La copertina di “Risto Reich”
Certo, non è per tutti così, non è dappertutto così. Ci sono storie virtuose di rispetto, di stipendi giusti, di orari osservati, di straordinari pagati, che riguardano soprattutto il fine dining e i gruppi gestiti con precisione imprenditoriale. Ma queste sono storie che non fanno notizia, anzi non fanno romanzo. La letteratura sulla ristorazione si nutre soprattutto di storiacce, come quelle raccontate ds Luigi Chiarella nel libro Risto Reich (sottotitolo “Il Lavoro del Cameriere”) da poco uscito per Alegre (368 pagine, 17 euro), il “dining room confidential” raccontato dal punto di vista di chi come l’autore questo lavoro lo ha fatto.
Luigi Chiarella
Calabrese, classe 1976, Chiarella è attore e autore di testi teatrali, vive a Vienna, dove ha dovuto spesso mantenersi lavorando nei ristoranti della capitale austriaca. Un cliché, questo: ricordate la battuta che gira molto tra gli attori squattrinati che gravitano attorno a Broadway? “Che lavoro fai?”. “L’attore”. “Ah, e in quale ristorante?”. Chiarella questa vita l’ha fatta davvero, per dieci anni, e la circostanza che le sue esperienze siano state vissute a Vienna non rende la denuncia meno forte: il protagonista del romanzo (che tanto romanzo non è, l’avrete capito) è appena giunto in Austria, mastica poco di tedesco e quindi cerca lavoro nel giro dei ristoranti italiani, dove può parlare la sua lingua con proprietari sfuggenti, direttori nazisti (“o così o la porta è quella”), colleghi nonnisti, ladri, scorretti, loschi, violenti e qualche volta perfino umani.
Quello che Chiarella racconta è il lato B della ristorazione, le “cene di lotta di classe” che sono alla base dell’industria del piacere gastronomico. Un mondo fatto di contratti a dieci ore per lavorarne cinquanta a settimana, di giorni di riposo saltati, di tutele assenti, di mance sparite, di cazziatoni e minacce, di tatuaggi coperti e orecchini fatti togliere, di clienti cafoni, di cuochi incattiviti, di regole insensate. “Non c’è giorno – racconta il protagonista Luigi descrivendo il clima di uno dei primi ristoranti in cui si trova a lavorare – che passi senza che Toni minacci qualcosa o qualcuno. Anche se non è successo nulla, anche se non serve.

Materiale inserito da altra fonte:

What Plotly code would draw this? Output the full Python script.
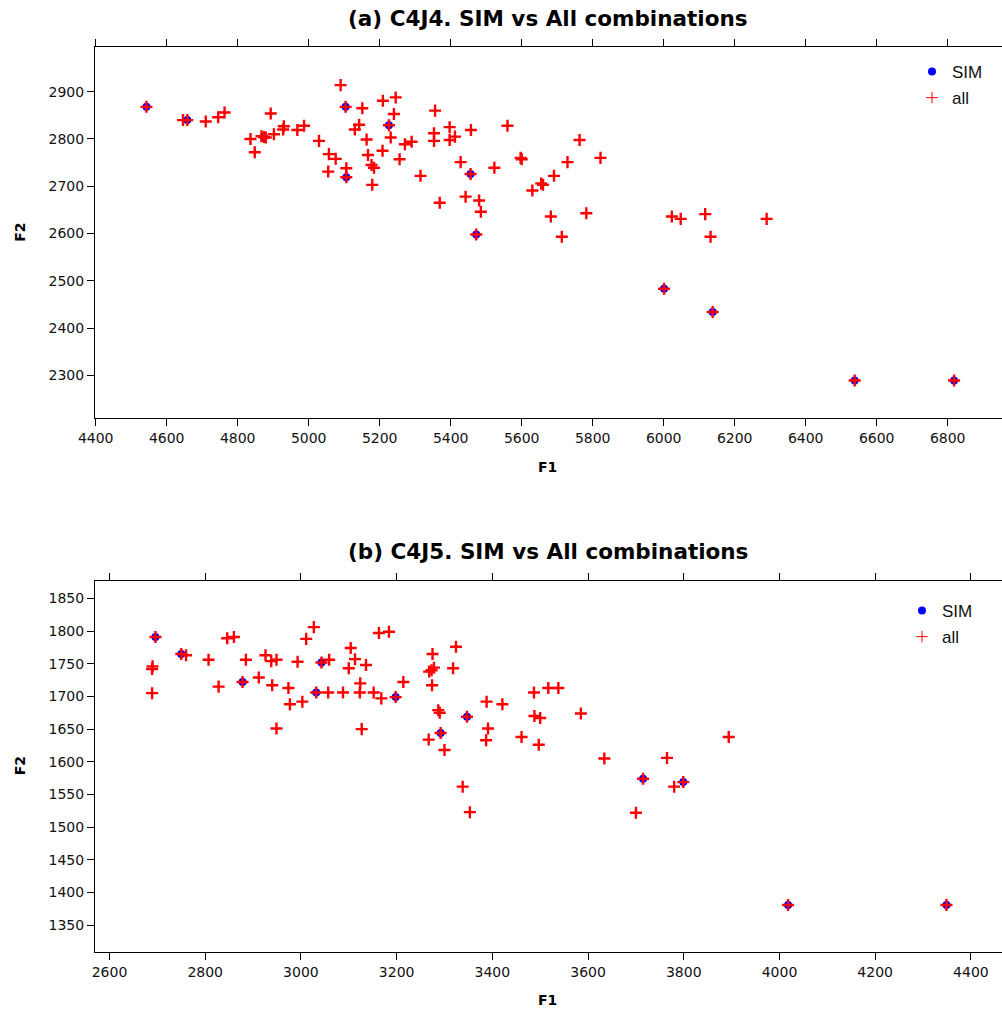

E poi non c’è giorno senza una nuova legge, le regole che sforna di continuo le chiama leggi. Troviamo i fogli degli editti appiccicati con lo scotch sui muri dello spogliatoio, nell’angolo nascosto dietro al bar, sul muro della cucina di fronte all’ingresso, così che entrando ce li troviamo sempre davanti agli occhi”.
Un ristorante italiano a Vienna
Naturalmente la vita da cameriere per chi è come Luigi è una vita di perenni cambiamenti. A volte viene licenziato in tronco, altre volte è lui stesso ad andarsene per evitare che la situazione trascenda, in un caso addirittura viene scambiato tra due ristoranti di titolari amici come fosse un calciatore un po’ scarso. Malgrado questo lui si adatta, migliora, si fa furbo, usa l’ironia come arma e la bellezza come via di fuga, capisce come muoversi e riesce sempre a cavarsela, in qualche modo. C’è da giurare che di vessazioni, nel mondo della ristorazione (austriaca o italiana) ce ne siano di ben peggiori di quelle raccontate da Chiarella. Eppure è proprio questa mancanza di un climax drammatico che sembra sempre in procinto di arrivare ma alla fine non arriva mai a dare il verso senso del racconto di “Risto Reich”: la banalità dell’abuso, l’assuefazione a un sistema di prepotenze e diritti negati che in molti accettano per mancanza di alternative e perché alla fine quello del cameriere è il primo lavoro che ci si adatta a fare quando non si sa cosa altro fare, sempre meglio che morire di fame, perché di camerieri c’è sempre bisogno e nell’incessante turn-over alla fine c’è posto per tutti. Ma sappiate che ogni volta che mangiate un piatto in un ristorante, probabilmente quel piatto ha un ingrediente che non figura nel menu: lo sfruttamento.